--- Start ---
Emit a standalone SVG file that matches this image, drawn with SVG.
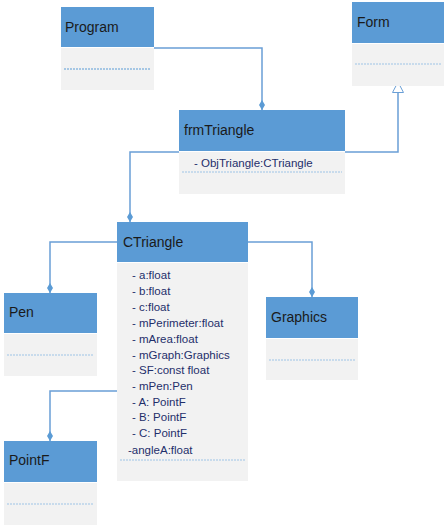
<svg xmlns="http://www.w3.org/2000/svg" width="447" height="527" viewBox="0 0 447 527">
<defs>
<style>
.hd{fill:#5B9BD5}
.bd{fill:#F2F2F2}
.ht{font-family:"Liberation Sans",Arial,sans-serif;font-size:14px;fill:#1a1a1a}
.at{font-family:"Liberation Sans",Arial,sans-serif;font-size:11.5px;fill:#1F2F6B}
.dl{stroke:#9DC3E6;stroke-width:1.2;stroke-dasharray:2 1;fill:none}
.cn{stroke:#6A9FD6;stroke-width:1.5;fill:none}
.dm{fill:#5B9BD5}
</style>
<marker id="dia" viewBox="0 0 10 6" refX="10" refY="3" markerWidth="10" markerHeight="6" markerUnits="userSpaceOnUse" orient="auto">
<path d="M0,3 L5,0 L10,3 L5,6 Z" fill="#5B9BD5"/>
</marker>
<marker id="tri" viewBox="0 0 10 12" refX="6" refY="6" markerWidth="10" markerHeight="12" markerUnits="userSpaceOnUse" orient="auto">
<path d="M0.5,0.5 L11,6 L0.5,11.5 Z" fill="#fff" stroke="#6A9FD6" stroke-width="1"/>
</marker>
</defs>
<g id="connectors">
<path class="cn" d="M154,48 H262 V110" marker-end="url(#dia)"/>
<path class="cn" d="M345,152 H398 V87" marker-end="url(#tri)"/>
<path class="cn" d="M179,152 H130 V222" marker-end="url(#dia)"/>
<path class="cn" d="M117,242 H50 V293" marker-end="url(#dia)"/>
<path class="cn" d="M248,242 H312 V297" marker-end="url(#dia)"/>
<path class="cn" d="M117,391 H50 V441" marker-end="url(#dia)"/>
</g>
<g id="Program">
<rect class="hd" x="61" y="7" width="93" height="40"/>
<rect class="bd" x="61" y="48" width="93" height="42"/>
<text class="ht" x="65" y="32">Program</text>
<line class="dl" x1="64" y1="69" x2="150" y2="69" style="stroke:#5B9BD5"/>
</g>
<g id="Form">
<rect class="hd" x="352" y="2" width="92" height="41"/>
<rect class="bd" x="352" y="44" width="92" height="42"/>
<text class="ht" x="357" y="27">Form</text>
<line class="dl" x1="355" y1="64" x2="441" y2="64"/>
</g>
<g id="frmTriangle">
<rect class="hd" x="179" y="110" width="166" height="41"/>
<rect class="bd" x="179" y="152" width="166" height="42"/>
<text class="ht" x="184" y="135">frmTriangle</text>
<text class="at" x="194" y="167">- ObjTriangle:CTriangle</text>
<line class="dl" x1="182" y1="172" x2="342" y2="172"/>
</g>
<g id="CTriangle">
<rect class="hd" x="117" y="222" width="131" height="40"/>
<rect class="bd" x="117" y="263" width="131" height="218"/>
<text class="ht" x="123" y="247">CTriangle</text>
<g class="at">
<text x="132" y="279">- a:float</text>
<text x="132" y="295">- b:float</text>
<text x="132" y="311">- c:float</text>
<text x="132" y="327">- mPerimeter:float</text>
<text x="132" y="343">- mArea:float</text>
<text x="132" y="359">- mGraph:Graphics</text>
<text x="132" y="374">- SF:const float</text>
<text x="132" y="390">- mPen:Pen</text>
<text x="132" y="406">- A: PointF</text>
<text x="132" y="421">- B: PointF</text>
<text x="132" y="437">- C: PointF</text>
<text x="128" y="454">-angleA:float</text>
</g>
<line class="dl" x1="120" y1="460" x2="245" y2="460"/>
</g>
<g id="Pen">
<rect class="hd" x="4" y="293" width="93" height="40"/>
<rect class="bd" x="4" y="334" width="93" height="42"/>
<text class="ht" x="9" y="317">Pen</text>
<line class="dl" x1="7" y1="355" x2="94" y2="355"/>
</g>
<g id="Graphics">
<rect class="hd" x="266" y="297" width="92" height="41"/>
<rect class="bd" x="266" y="339" width="92" height="41"/>
<text class="ht" x="271" y="322">Graphics</text>
<line class="dl" x1="269" y1="360" x2="355" y2="360"/>
</g>
<g id="PointF">
<rect class="hd" x="4" y="441" width="93" height="41"/>
<rect class="bd" x="4" y="483" width="93" height="42"/>
<text class="ht" x="9" y="465">PointF</text>
<line class="dl" x1="7" y1="504" x2="94" y2="504"/>
</g>
</svg>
--- End ---
Aim
Reproduce the material above in full and without alteration, but skip all pictures.

Task solution
Emit a standalone SVG file that matches this image, drawn with SVG.
<svg xmlns="http://www.w3.org/2000/svg" width="447" height="527" viewBox="0 0 447 527">
<defs>
<style>
.hd{fill:#5B9BD5}
.bd{fill:#F2F2F2}
.ht{font-family:"Liberation Sans",Arial,sans-serif;font-size:14px;fill:#1a1a1a}
.at{font-family:"Liberation Sans",Arial,sans-serif;font-size:11.5px;fill:#1F2F6B}
.dl{stroke:#9DC3E6;stroke-width:1.2;stroke-dasharray:2 1;fill:none}
.cn{stroke:#6A9FD6;stroke-width:1.5;fill:none}
.dm{fill:#5B9BD5}
</style>
<marker id="dia" viewBox="0 0 10 6" refX="10" refY="3" markerWidth="10" markerHeight="6" markerUnits="userSpaceOnUse" orient="auto">
<path d="M0,3 L5,0 L10,3 L5,6 Z" fill="#5B9BD5"/>
</marker>
<marker id="tri" viewBox="0 0 10 12" refX="6" refY="6" markerWidth="10" markerHeight="12" markerUnits="userSpaceOnUse" orient="auto">
<path d="M0.5,0.5 L11,6 L0.5,11.5 Z" fill="#fff" stroke="#6A9FD6" stroke-width="1"/>
</marker>
</defs>
<g id="connectors">
<path class="cn" d="M154,48 H262 V110" marker-end="url(#dia)"/>
<path class="cn" d="M345,152 H398 V87" marker-end="url(#tri)"/>
<path class="cn" d="M179,152 H130 V222" marker-end="url(#dia)"/>
<path class="cn" d="M117,242 H50 V293" marker-end="url(#dia)"/>
<path class="cn" d="M248,242 H312 V297" marker-end="url(#dia)"/>
<path class="cn" d="M117,391 H50 V441" marker-end="url(#dia)"/>
</g>
<g id="Program">
<rect class="hd" x="61" y="7" width="93" height="40"/>
<rect class="bd" x="61" y="48" width="93" height="42"/>
<text class="ht" x="65" y="32">Program</text>
<line class="dl" x1="64" y1="69" x2="150" y2="69" style="stroke:#5B9BD5"/>
</g>
<g id="Form">
<rect class="hd" x="352" y="2" width="92" height="41"/>
<rect class="bd" x="352" y="44" width="92" height="42"/>
<text class="ht" x="357" y="27">Form</text>
<line class="dl" x1="355" y1="64" x2="441" y2="64"/>
</g>
<g id="frmTriangle">
<rect class="hd" x="179" y="110" width="166" height="41"/>
<rect class="bd" x="179" y="152" width="166" height="42"/>
<text class="ht" x="184" y="135">frmTriangle</text>
<text class="at" x="194" y="167">- ObjTriangle:CTriangle</text>
<line class="dl" x1="182" y1="172" x2="342" y2="172"/>
</g>
<g id="CTriangle">
<rect class="hd" x="117" y="222" width="131" height="40"/>
<rect class="bd" x="117" y="263" width="131" height="218"/>
<text class="ht" x="123" y="247">CTriangle</text>
<g class="at">
<text x="132" y="279">- a:float</text>
<text x="132" y="295">- b:float</text>
<text x="132" y="311">- c:float</text>
<text x="132" y="327">- mPerimeter:float</text>
<text x="132" y="343">- mArea:float</text>
<text x="132" y="359">- mGraph:Graphics</text>
<text x="132" y="374">- SF:const float</text>
<text x="132" y="390">- mPen:Pen</text>
<text x="132" y="406">- A: PointF</text>
<text x="132" y="421">- B: PointF</text>
<text x="132" y="437">- C: PointF</text>
<text x="128" y="454">-angleA:float</text>
</g>
<line class="dl" x1="120" y1="460" x2="245" y2="460"/>
</g>
<g id="Pen">
<rect class="hd" x="4" y="293" width="93" height="40"/>
<rect class="bd" x="4" y="334" width="93" height="42"/>
<text class="ht" x="9" y="317">Pen</text>
<line class="dl" x1="7" y1="355" x2="94" y2="355"/>
</g>
<g id="Graphics">
<rect class="hd" x="266" y="297" width="92" height="41"/>
<rect class="bd" x="266" y="339" width="92" height="41"/>
<text class="ht" x="271" y="322">Graphics</text>
<line class="dl" x1="269" y1="360" x2="355" y2="360"/>
</g>
<g id="PointF">
<rect class="hd" x="4" y="441" width="93" height="41"/>
<rect class="bd" x="4" y="483" width="93" height="42"/>
<text class="ht" x="9" y="465">PointF</text>
<line class="dl" x1="7" y1="504" x2="94" y2="504"/>
</g>
</svg>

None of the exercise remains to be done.